Class summary: Table Organization
Copyright (c) 2017 Kathi Fisler
1 A Recap on Nested Functions
There were some lingering questions from the last lecture about nested functions, especially for use with table functions. We started with a review, using the following example.
fun filter-by-discount(t :: Table, d :: String) -> Table: |
doc: "filter table to rows with given discount" |
fun has-discount(r :: Row) -> Boolean: |
r["discount"] == d |
end |
filter-by(t, has-discount) |
end |
|
student-tickets = |
sum(filter-by-discount(event-data, "student"), |
"tickcount") |
We went through a justification of why has-discount needs to be nested within filter-by-discount. We also reviewed how the call to filter-by-discount works, showing how d gets its value, then how has-discount gets used on the table rows.
Lecture capture shows both explanations. We have also summarized them in an animated Powerpoint document [PDF version].
1.1 Anonymous Functions (lambda)
If you are getting comfortable writing filter-by and build-column expressions, you may be getting tired of having to write out the nested functions all the time. If you are ready for a shorthand, this section is for you (if you aren’t ready for this yet, that’s also fine).
Notice how in filter-by-discount the function has-discount is somewhat temporary – we create it just so we can give it as the argument to filter-by. We aren’t planning to use the name again writing the filter-by call.
For situations such as these, Pyret provides the ability to define anonymous functions – functions with arguments and bodies, but no names. Here’s how the same code appears written with an anonymous function instead:
fun filter-by-discount(t :: Table, d :: String) -> Table: |
doc: "filter table to rows with given discount" |
filter-by(t, lam(r): r["discount"] == d end) |
end |
lam (short for the greek letter lambda, which is used for functions in the mathematical foundations of programming languages) says "make an anonymous function". The function still takes the same parameters, and still has the same body, as well as the end marker. But the name has been stripped off.
We have also stripped off the types (though we could have included them). Why?

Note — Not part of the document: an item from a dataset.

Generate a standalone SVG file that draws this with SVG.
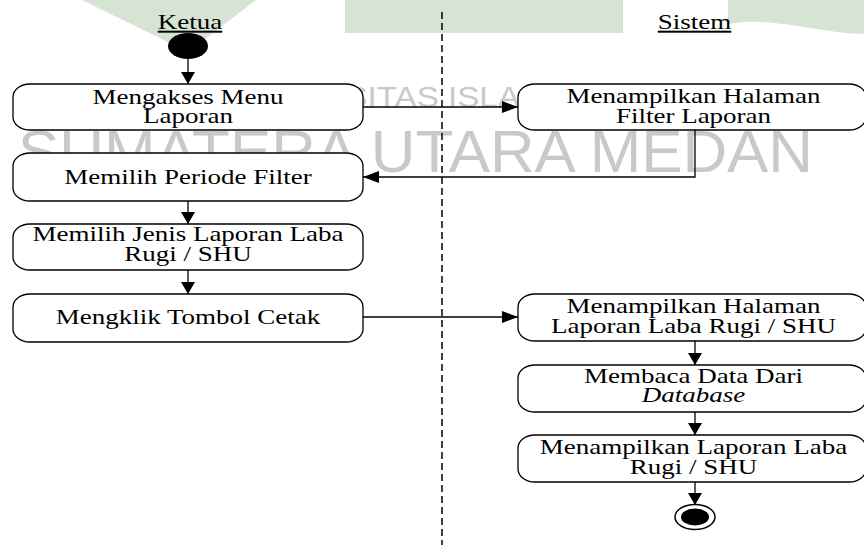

Because we tend to use anonymous functions in very localized situations like this where the types are easy to see from usage context (i.e., we know that filter-by function arguments take a Row and return a Boolean.
You are welcome to use lam functions or not, as you see fit. If you’re comfortable with them, they do make your code tighter. But it’s also fine to continue to use named functions, as the idea of anonymous functions can be a bit abstract at first.
2 Organizing Tables to Tasks
We began by looking at a Google Sheet with data bout the regional demographics of recent Brown entering classes. This data comes from Brown Admissions Factbook, First-Year Class Geographic Profile (the overall factbook has a lot of data on Brown’s student and employee populations).
Here are some questions we might want to ask about this data?
Which region has had the largest range of population over the last four years?
What percentage of the class is from a particular region in a given year?
What percentage of the total student body (first-years through seniors) in a given year is from a particular region?
We asked about the types of charts and plots made the most sense for each of these three questions. We also asked what organization of the data would be best suited to generating each of those charts. As a reminder, the available charts are listed in the tables-functions documentation page.
We generally concluded that
The first question calls for a box-plot. Generating that needs a version of the table rows for years and regions for columns.
The second question calls for a pie chart, which we can generate with existing columns.
The third question also calls for a pie chart, but the table needs an additional column that sums data from the years to be included in the aggregate.
2.1 Takeaways
Any data-oriented problem that you work on has a collection of variables, which represent information about a series of observations.
Typically, software tools that process data expect that you have a column for each variable and a row for each observation.
Many variables have ranges of values which might be important in your analysis. This raises a question of whether you should have a column tracking the range or a separate column for each range. Which one you want depends on the analysis question you are asking, and what inputs your plotting operations expects (i.e., an entire column versus some sort of range specification).
Key idea in CS: Being able to choose a table organization based on your analysis questions is a key skill in data science. Identifying manipulations that would properly reformat a table is a skill from computer science. Actually using code to reformat a table from one organization to another is a skill from programming.
In short, the course is starting to move from learning mechanics to really bringing our topics together to work on problems that arise in real analysis contexts. Let the fun begin!